__GIVEN PROBLEM__.
Set down each line of the data below exactly as it stands, dropping the pictures.

__SOURCE EXCERPT__.
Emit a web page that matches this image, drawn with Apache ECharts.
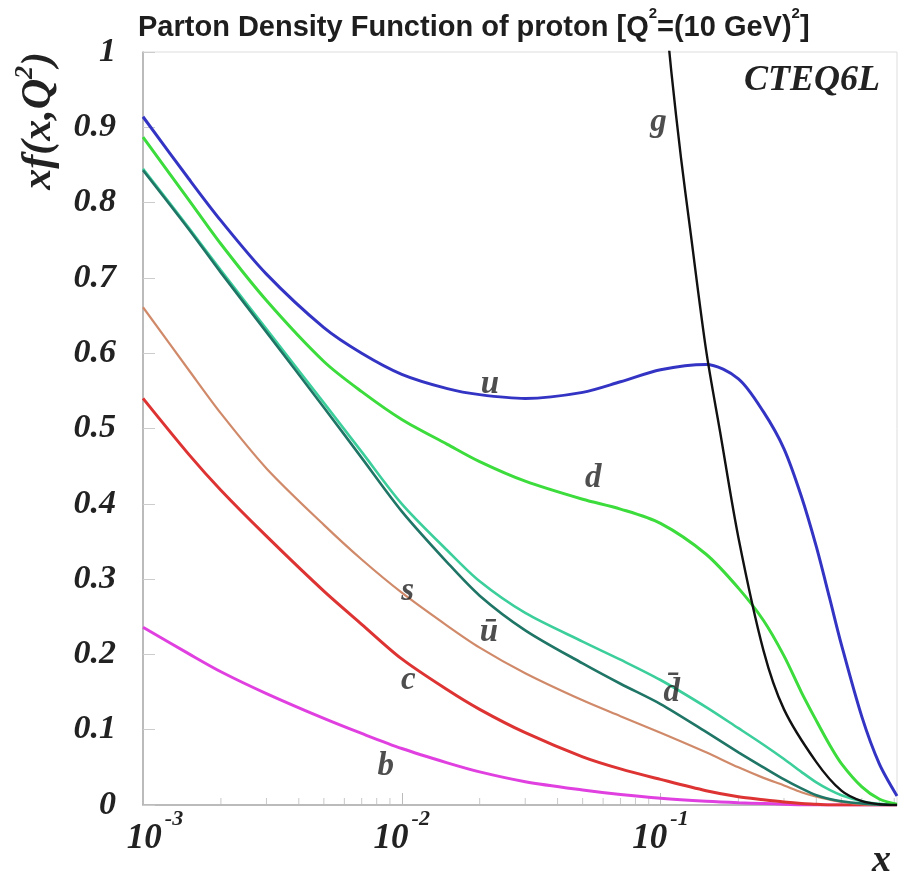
<!DOCTYPE html>
<html><head><meta charset="utf-8">
<script src="https://cdn.jsdelivr.net/npm/echarts@6/dist/echarts.min.js"></script>
<style>html,body{margin:0;padding:0;background:#fff}#c{width:900px;height:873px}</style>
</head><body><div id="c"></div>
<script>
// x sample points for quark curves
const xQuark = [0.001,0.0015,0.002,0.003,0.005,0.007,0.01,0.015,0.02,0.03,0.05,0.07,0.1,0.15,0.2,0.25,0.3,0.35,0.4,0.45,0.5,0.6,0.7,0.82];
const uVal    = [0.914,0.832,0.776,0.705,0.634,0.600,0.572,0.553,0.545,0.540,0.548,0.562,0.578,0.585,0.566,0.522,0.473,0.410,0.343,0.275,0.213,0.117,0.055,0.012];
const dVal    = [0.887,0.804,0.745,0.670,0.589,0.549,0.512,0.479,0.456,0.430,0.406,0.393,0.374,0.333,0.288,0.245,0.198,0.150,0.112,0.080,0.055,0.024,0.008,0.001];
const ubarVal = [0.843,0.765,0.707,0.628,0.528,0.461,0.390,0.322,0.278,0.232,0.188,0.161,0.134,0.097,0.070,0.050,0.034,0.022,0.013,0.008,0.005,0.002,0.0005,0.0];
const dbarVal = [0.845,0.767,0.710,0.632,0.534,0.469,0.400,0.338,0.297,0.255,0.217,0.193,0.166,0.130,0.102,0.080,0.061,0.044,0.030,0.020,0.013,0.005,0.0015,0.0];
const sVal    = [0.661,0.578,0.520,0.447,0.372,0.326,0.282,0.238,0.209,0.175,0.139,0.118,0.096,0.070,0.050,0.036,0.026,0.017,0.011,0.007,0.004,0.001,0.0,0.0];
const cVal    = [0.540,0.466,0.418,0.357,0.284,0.240,0.194,0.153,0.127,0.096,0.064,0.048,0.034,0.019,0.011,0.007,0.004,0.002,0.001,0.0,0.0,0.0,0.0,0.0];
const bVal    = [0.236,0.201,0.177,0.148,0.115,0.095,0.075,0.056,0.044,0.031,0.020,0.014,0.009,0.005,0.003,0.002,0.001,0.0,0.0,0.0,0.0,0.0,0.0,0.0];
// gluon
const xGluon = [0.09,0.1,0.11,0.12,0.13,0.15,0.17,0.2,0.25,0.3,0.4,0.5,0.6,0.7,0.82];
const gVal   = [1.288,1.122,0.975,0.859,0.766,0.604,0.495,0.355,0.205,0.127,0.057,0.019,0.005,0.001,0.0];
// axis
const xMin = 0.001, xMax = 0.82;
const xMinorTicks = [0.002,0.003,0.004,0.005,0.006,0.007,0.008,0.009,0.02,0.03,0.04,0.05,0.06,0.07,0.08,0.09,0.2,0.3,0.4,0.5,0.6,0.7,0.8];
// curve labels [x, y, text]
const curveLabels = [
  [0.0219,0.558,'u'],
  [0.055,0.433,'d'],
  [0.01054,0.283,'s'],
  [0.0217,0.229,'\u016B'],
  [0.0106,0.166,'c'],
  [0.1104,0.150,'d\u0304'],
  [0.00867,0.051,'b'],
  [0.0982,0.907,'g']
];
const titleText = 'Parton Density Function of proton';

const serif = '"Liberation Serif","DejaVu Serif",serif';
function pairs(xs, ys){ return xs.map((x,i)=>[x, ys[i]]); }
function line(name, xs, ys, color, w){
  return {name, type:'line', data:pairs(xs,ys), showSymbol:false, symbol:'none', smooth:0.3,
    lineStyle:{color, width:w}, clip:true, z:3, silent:true};
}
const chart = echarts.init(document.getElementById('c'), null, {renderer:'canvas'});
chart.setOption({
  animation:false,
  backgroundColor:'#fff',
  grid:{left:143, right:3, top:52, bottom:68, show:true, borderColor:'#ddd', borderWidth:1},
  xAxis:[{
    type:'log', min:xMin, max:xMax, logBase:10,
    axisLine:{show:true, lineStyle:{color:'#aaa', width:1.5}},
    axisTick:{show:true, inside:true, length:12, lineStyle:{color:'#bbb'}},
    splitLine:{show:false}, minorTick:{show:false},
    axisLabel:{
      margin:3, showMaxLabel:false,
      formatter:function(v){
        const l = Math.log10(v); const e = Math.round(l);
        if (Math.abs(l-e) > 1e-6) return '';
        return (e===-3 ? '{b0|10}' : '{b|10}') + '{e|' + e + '}';
      },
      rich:{
        b:{fontFamily:serif, fontWeight:'bold', fontStyle:'italic', fontSize:35, color:'#222', lineHeight:48, verticalAlign:'bottom'},
        b0:{fontFamily:serif, fontWeight:'bold', fontStyle:'italic', fontSize:35, color:'#222', lineHeight:48, verticalAlign:'bottom', padding:[0,0,0,24]},
        e:{fontFamily:serif, fontWeight:'bold', fontStyle:'italic', fontSize:22, color:'#222', lineHeight:22, verticalAlign:'top', padding:[0,0,0,3]}
      }
    }
  }],
  yAxis:{
    type:'value', min:0, max:1, interval:0.1,
    axisLine:{show:true, lineStyle:{color:'#aaa', width:1.5}},
    axisTick:{show:true, inside:true, length:12, lineStyle:{color:'#ccc'}},
    splitLine:{show:false},
    axisLabel:{margin:27, fontFamily:serif, fontWeight:'bold', fontStyle:'italic', fontSize:34, color:'#222'}
  },
  series:[
    line('b', xQuark, bVal, '#e040e0', 3),
    line('c', xQuark, cVal, '#dd3333', 3),
    line('s', xQuark, sVal, '#d08a6a', 2.2),
    line('dbar', xQuark, dbarVal, '#3ccf9c', 2.6),
    line('ubar', xQuark, ubarVal, '#1f7566', 2.6),
    line('d', xQuark, dVal, '#3ddc3d', 3),
    line('u', xQuark, uVal, '#3434c4', 3),
    line('g', xGluon, gVal, '#111111', 2.4),
    {type:'scatter', name:'minorTicks', data:xMinorTicks.map(x=>[x,0]), symbol:'rect', symbolSize:[1,7], symbolOffset:[0,-3.5],
      itemStyle:{color:'#bbb'}, silent:true, z:2},
    {type:'scatter', name:'labels', data:curveLabels.map(d=>({value:[d[0],d[1]], name:d[2]})), symbolSize:0, silent:true, z:5,
      label:{show:true, position:'inside', formatter:'{b}', fontFamily:serif, fontWeight:'bold', fontStyle:'italic', fontSize:33, color:'#222'}}
  ],
  graphic:[
    {type:'text', left:138, top:6, style:{
      text:'{t|'+titleText+' [Q}{s|2}{t|=(10 GeV)}{s|2}{t|]}',
      rich:{
        t:{fontFamily:'"Liberation Sans",Arial,sans-serif', fontWeight:'bold', fontSize:29, fill:'#1e1e1e', lineHeight:36, verticalAlign:'bottom'},
        s:{fontFamily:'"Liberation Sans",Arial,sans-serif', fontWeight:'bold', fontSize:15, fill:'#1e1e1e', lineHeight:15, verticalAlign:'top'}
      }}},
    {type:'text', right:20, top:63, style:{text:'CTEQ6L', fontFamily:serif, fontWeight:'bold', fontStyle:'italic', fontSize:36, fill:'#222'}},
    {type:'text', left:872, top:842, style:{text:'x', fontFamily:serif, fontWeight:'bold', fontStyle:'italic', fontSize:38, fill:'#222'}},
    {type:'text', left:12, top:52, rotation:Math.PI/2, originX:0, originY:0,
      style:{text:'{t|xf(x,Q}{s|2}{t|)}',
        rich:{
          t:{fontFamily:serif, fontWeight:'bold', fontStyle:'italic', fontSize:42, fill:'#222', lineHeight:48, verticalAlign:'bottom'},
          s:{fontFamily:serif, fontWeight:'bold', fontStyle:'italic', fontSize:26, fill:'#222', lineHeight:26, verticalAlign:'top'}
        }}}
  ]
});
</script></body></html>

__SOLUTION TO THIS TASK__.
Emit a web page that matches this image, drawn with Apache ECharts.
<!DOCTYPE html>
<html><head><meta charset="utf-8">
<script src="https://cdn.jsdelivr.net/npm/echarts@6/dist/echarts.min.js"></script>
<style>html,body{margin:0;padding:0;background:#fff}#c{width:900px;height:873px}</style>
</head><body><div id="c"></div>
<script>
// x sample points for quark curves
const xQuark = [0.001,0.0015,0.002,0.003,0.005,0.007,0.01,0.015,0.02,0.03,0.05,0.07,0.1,0.15,0.2,0.25,0.3,0.35,0.4,0.45,0.5,0.6,0.7,0.82];
const uVal    = [0.914,0.832,0.776,0.705,0.634,0.600,0.572,0.553,0.545,0.540,0.548,0.562,0.578,0.585,0.566,0.522,0.473,0.410,0.343,0.275,0.213,0.117,0.055,0.012];
const dVal    = [0.887,0.804,0.745,0.670,0.589,0.549,0.512,0.479,0.456,0.430,0.406,0.393,0.374,0.333,0.288,0.245,0.198,0.150,0.112,0.080,0.055,0.024,0.008,0.001];
const ubarVal = [0.843,0.765,0.707,0.628,0.528,0.461,0.390,0.322,0.278,0.232,0.188,0.161,0.134,0.097,0.070,0.050,0.034,0.022,0.013,0.008,0.005,0.002,0.0005,0.0];
const dbarVal = [0.845,0.767,0.710,0.632,0.534,0.469,0.400,0.338,0.297,0.255,0.217,0.193,0.166,0.130,0.102,0.080,0.061,0.044,0.030,0.020,0.013,0.005,0.0015,0.0];
const sVal    = [0.661,0.578,0.520,0.447,0.372,0.326,0.282,0.238,0.209,0.175,0.139,0.118,0.096,0.070,0.050,0.036,0.026,0.017,0.011,0.007,0.004,0.001,0.0,0.0];
const cVal    = [0.540,0.466,0.418,0.357,0.284,0.240,0.194,0.153,0.127,0.096,0.064,0.048,0.034,0.019,0.011,0.007,0.004,0.002,0.001,0.0,0.0,0.0,0.0,0.0];
const bVal    = [0.236,0.201,0.177,0.148,0.115,0.095,0.075,0.056,0.044,0.031,0.020,0.014,0.009,0.005,0.003,0.002,0.001,0.0,0.0,0.0,0.0,0.0,0.0,0.0];
// gluon
const xGluon = [0.09,0.1,0.11,0.12,0.13,0.15,0.17,0.2,0.25,0.3,0.4,0.5,0.6,0.7,0.82];
const gVal   = [1.288,1.122,0.975,0.859,0.766,0.604,0.495,0.355,0.205,0.127,0.057,0.019,0.005,0.001,0.0];
// axis
const xMin = 0.001, xMax = 0.82;
const xMinorTicks = [0.002,0.003,0.004,0.005,0.006,0.007,0.008,0.009,0.02,0.03,0.04,0.05,0.06,0.07,0.08,0.09,0.2,0.3,0.4,0.5,0.6,0.7,0.8];
// curve labels [x, y, text]
const curveLabels = [
  [0.0219,0.558,'u'],
  [0.055,0.433,'d'],
  [0.01054,0.283,'s'],
  [0.0217,0.229,'\u016B'],
  [0.0106,0.166,'c'],
  [0.1104,0.150,'d\u0304'],
  [0.00867,0.051,'b'],
  [0.0982,0.907,'g']
];
const titleText = 'Parton Density Function of proton';

const serif = '"Liberation Serif","DejaVu Serif",serif';
function pairs(xs, ys){ return xs.map((x,i)=>[x, ys[i]]); }
function line(name, xs, ys, color, w){
  return {name, type:'line', data:pairs(xs,ys), showSymbol:false, symbol:'none', smooth:0.3,
    lineStyle:{color, width:w}, clip:true, z:3, silent:true};
}
const chart = echarts.init(document.getElementById('c'), null, {renderer:'canvas'});
chart.setOption({
  animation:false,
  backgroundColor:'#fff',
  grid:{left:143, right:3, top:52, bottom:68, show:true, borderColor:'#ddd', borderWidth:1},
  xAxis:[{
    type:'log', min:xMin, max:xMax, logBase:10,
    axisLine:{show:true, lineStyle:{color:'#aaa', width:1.5}},
    axisTick:{show:true, inside:true, length:12, lineStyle:{color:'#bbb'}},
    splitLine:{show:false}, minorTick:{show:false},
    axisLabel:{
      margin:3, showMaxLabel:false,
      formatter:function(v){
        const l = Math.log10(v); const e = Math.round(l);
        if (Math.abs(l-e) > 1e-6) return '';
        return (e===-3 ? '{b0|10}' : '{b|10}') + '{e|' + e + '}';
      },
      rich:{
        b:{fontFamily:serif, fontWeight:'bold', fontStyle:'italic', fontSize:35, color:'#222', lineHeight:48, verticalAlign:'bottom'},
        b0:{fontFamily:serif, fontWeight:'bold', fontStyle:'italic', fontSize:35, color:'#222', lineHeight:48, verticalAlign:'bottom', padding:[0,0,0,24]},
        e:{fontFamily:serif, fontWeight:'bold', fontStyle:'italic', fontSize:22, color:'#222', lineHeight:22, verticalAlign:'top', padding:[0,0,0,3]}
      }
    }
  }],
  yAxis:{
    type:'value', min:0, max:1, interval:0.1,
    axisLine:{show:true, lineStyle:{color:'#aaa', width:1.5}},
    axisTick:{show:true, inside:true, length:12, lineStyle:{color:'#ccc'}},
    splitLine:{show:false},
    axisLabel:{margin:27, fontFamily:serif, fontWeight:'bold', fontStyle:'italic', fontSize:34, color:'#222'}
  },
  series:[
    line('b', xQuark, bVal, '#e040e0', 3),
    line('c', xQuark, cVal, '#dd3333', 3),
    line('s', xQuark, sVal, '#d08a6a', 2.2),
    line('dbar', xQuark, dbarVal, '#3ccf9c', 2.6),
    line('ubar', xQuark, ubarVal, '#1f7566', 2.6),
    line('d', xQuark, dVal, '#3ddc3d', 3),
    line('u', xQuark, uVal, '#3434c4', 3),
    line('g', xGluon, gVal, '#111111', 2.4),
    {type:'scatter', name:'minorTicks', data:xMinorTicks.map(x=>[x,0]), symbol:'rect', symbolSize:[1,7], symbolOffset:[0,-3.5],
      itemStyle:{color:'#bbb'}, silent:true, z:2},
    {type:'scatter', name:'labels', data:curveLabels.map(d=>({value:[d[0],d[1]], name:d[2]})), symbolSize:0, silent:true, z:5,
      label:{show:true, position:'inside', formatter:'{b}', fontFamily:serif, fontWeight:'bold', fontStyle:'italic', fontSize:33, color:'#222'}}
  ],
  graphic:[
    {type:'text', left:138, top:6, style:{
      text:'{t|'+titleText+' [Q}{s|2}{t|=(10 GeV)}{s|2}{t|]}',
      rich:{
        t:{fontFamily:'"Liberation Sans",Arial,sans-serif', fontWeight:'bold', fontSize:29, fill:'#1e1e1e', lineHeight:36, verticalAlign:'bottom'},
        s:{fontFamily:'"Liberation Sans",Arial,sans-serif', fontWeight:'bold', fontSize:15, fill:'#1e1e1e', lineHeight:15, verticalAlign:'top'}
      }}},
    {type:'text', right:20, top:63, style:{text:'CTEQ6L', fontFamily:serif, fontWeight:'bold', fontStyle:'italic', fontSize:36, fill:'#222'}},
    {type:'text', left:872, top:842, style:{text:'x', fontFamily:serif, fontWeight:'bold', fontStyle:'italic', fontSize:38, fill:'#222'}},
    {type:'text', left:12, top:52, rotation:Math.PI/2, originX:0, originY:0,
      style:{text:'{t|xf(x,Q}{s|2}{t|)}',
        rich:{
          t:{fontFamily:serif, fontWeight:'bold', fontStyle:'italic', fontSize:42, fill:'#222', lineHeight:48, verticalAlign:'bottom'},
          s:{fontFamily:serif, fontWeight:'bold', fontStyle:'italic', fontSize:26, fill:'#222', lineHeight:26, verticalAlign:'top'}
        }}}
  ]
});
</script></body></html>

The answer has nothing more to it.